Rüdiger Rossig | Journalist | Novinar

Multinationales Großstadtleben

Was aus Jugoslawien hätte werden können, lässt sich am besten wohl im Nosh erleben, einer Kneipe am Prenzlauer Berg. Der Name ist englisch, die Speisen asiatisch. Der Wirt heißt Ermin Behric und stammt aus einer bosnisch-muslimischen Familie in Kroatien. Nach Jugoslawien kann er nicht zurück, nach "Ex-Jugoslawien" will er nicht.

An den Balkan-Abenden im Nosh treffen sich Kroaten, Bosnier, Deutsche, Serben, Mazedonier. Die Faszination, die der Vielvölkerstaat im Südosten Europas einmal ausübte, hat einen weiten Weg zurückgelegt. Aber lebendig ist sie noch immer.

Der Berliner Journalist und Balkankenner Rüdiger Rossig beschreibt in seinem detailreichen und liebevoll illustrierten Buch eine deutsche (und vorwiegend Berliner) Szene, die in den Zeitungen nicht vorkommt: die Ex-Jugos. Die Szene trifft sich in Balkan-Discos, einem zweisprachigen deutsch-kroatischen Fanzine und im Verein "Südost Europa Kultur" der engagierten Bosiljka Schedlich.

Getragen wird ihre Kultur von Flüchtlingen, die bei der Aufteilung Jugoslawiens als Scheidungswaisen zurückblieben - weil sie sich zum Beispiel mit dem gemeinsamen Staat identifizierten oder, weit häufiger, weil sie aus "gemischten" Ehen stammten.

Die Ex-Jugos pflegen keine politische Nostalgie und keine Exil-Folklore. Ihre Szene knüpft an die reichste Rock- und Pop-Szene an, die je ein kommunistisches Land hervorgebracht hat, und führt sie weiter. Ethnische Exklusivität, wie Emigranten sie sonst gerne pflegen, ist die Sache der Ex-Jugos gerade nicht.

Das Wort "Migrationshintergrund" trifft hier ausnahmsweise einmal zu: Kindheit, Erinnerung und Abstammung sind tatsächlich "Hintergrund".

Im Vordergrund aber steht ein nach allen Seiten offenes, multinationales Großstadtleben, wie Belgrad, Zagreb und Sarajewo es in den Kriegen verloren haben.
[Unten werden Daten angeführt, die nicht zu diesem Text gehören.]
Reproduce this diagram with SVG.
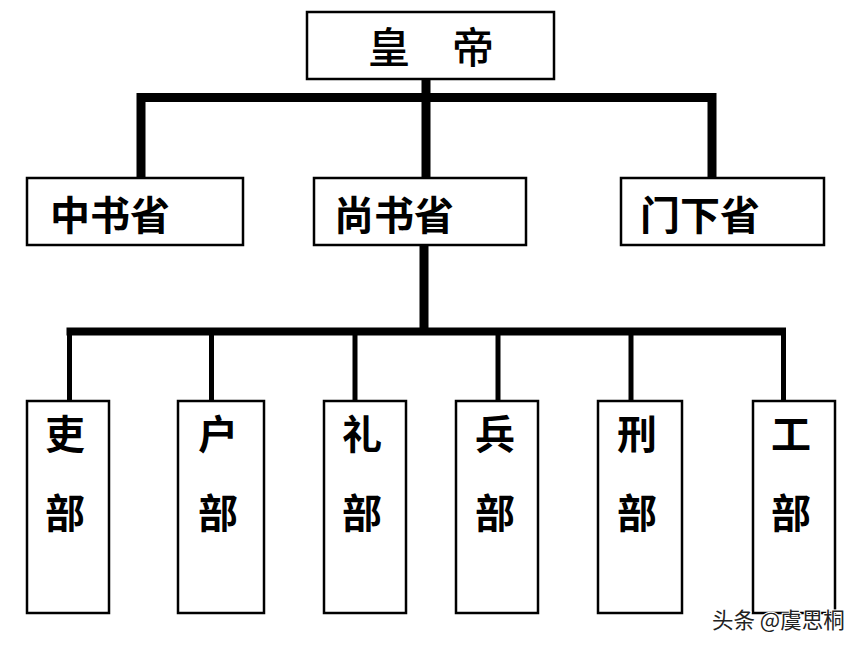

In den für sie so unheimelig gewordenen Heimatländern ist diese Kultur kaum noch anzutreffen. Die neuen Staaten pflegen volkstümelndes Brauchtum und sterile Staatskunst, wie übrigens auch manche Exil-Serben und -Kroaten es tun.

Nebenher bietet das Buch auch eine sorgfältig recherchierte Geschichte der jugoslawischen Gastarbeiter. Sie galten in Deutschland als am besten integrierte Ausländergruppe und bildeten, anders als Türken oder Italiener, kaum eigene Szenen aus.

Ihrer Kultur hat das nur genützt, wie man bei Rossig nachlesen kann.